Revolutionizing DUNE: Designing detectors for the neutrino detective

Recently, scientists Chris Jackson and Eric Church from the Pacific Northwest National Laboratory (PNNL) published a paper regarding a new detector design for the DUNE project. Jackson and Church, part of the DUNE project, propose fine-tuning the design to enhance the sensitivity to physics beyond the original DUNE concept.

Large detectors for small particles

DUNE is made up of two neutrino detectors that are situated in the world's most powerful neutrino beam. One is located near the beam source at Fermilab in Illinois. 

The second, much larger detector is positioned more than a kilometer underground at the Sanford Underground Research Laboratory in South Dakota, which is 1,300 kilometers downstream of the neutrino source.

The large scale of the second detector is crucial because neutrinos interact so rarely with matter that it requires massive volumes of detector material to increase the chances of capturing neutrino events.

The second detector is composed of four different modules, each approximately three times the size of an Olympic swimming pool. Collectively, these modules contain nearly 70,000 tons of liquid argon. 

Neutrinos, being notoriously weakly interacting, interact with the argon nuclei in the detector, producing distinct signals that can be identified and analyzed.

Collaborating with a high school teacher

Jackson and Church collaborated with a high school physics teacher, Sylvia Munson, to conduct simulations for their proposed new detector design called SLoMo (Sanford Underground Low background Module).

Munson played a vital role in running the simulations to test the capabilities of the SLoMo detector and is a co-author of the paper. These simulations were crucial in assessing how the new detector design would enhance the sensitivity of DUNE to neutrinos emitted from sources other than the neutrino beam created at Fermilab.
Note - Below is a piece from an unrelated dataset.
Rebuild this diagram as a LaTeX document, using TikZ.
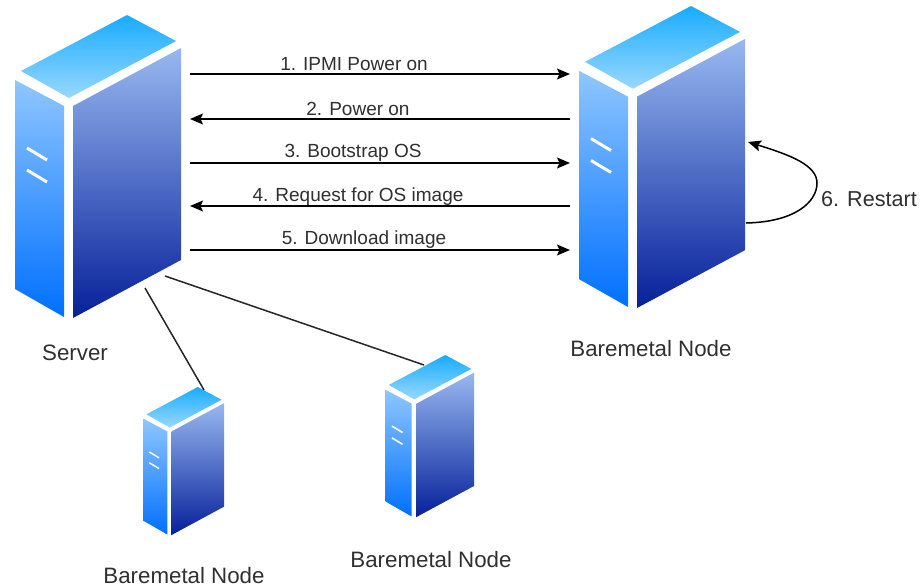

The SLoMo design features additional shielding to minimize the impact of background noise, such as neutrons from surrounding rocks, thereby ensuring improved sensitivity to neutrino signals. 

The team's stringent radioactive background control measures effectively reduce interference, enabling accurate neutrino signal detection. Furthermore, they have incorporated enhanced light detection mechanisms, essential for precisely capturing neutrino interactions in the detector.

The detector's improved sensitivity makes it competitive in detecting Weakly-Interacting Massive Particles (WIMPs), a leading candidate for dark matter particles alongside neutrinos. 

This is on par with other advanced research programs around the world. Moreover, the detector can identify WIMPs uniquely by observing seasonal variations, a unique characteristic of these elusive particles.

The study has been published in the Journal of Physics G: Nuclear and Particle Physics.

Study abstract:

We find that it is possible to increase sensitivity to low energy physics in a third or fourth Deep Underground Neutrino Experiment (DUNE)-like module with careful controls over radiopurity and targeted modifications to a detector similar to the DUNE Far Detector design. In particular, sensitivity to supernova and solar neutrinos can be enhanced with improved MeV-scale reach. A neutrinoless double beta decay search with 136Xe loading appears feasible. Furthermore, sensitivity to Weakly-Interacting Massive Particle (WIMP) Dark Matter becomes competitive with the planned world program in such a detector, offering a unique seasonal variation detection that is characteristic of the nature of WIMPs.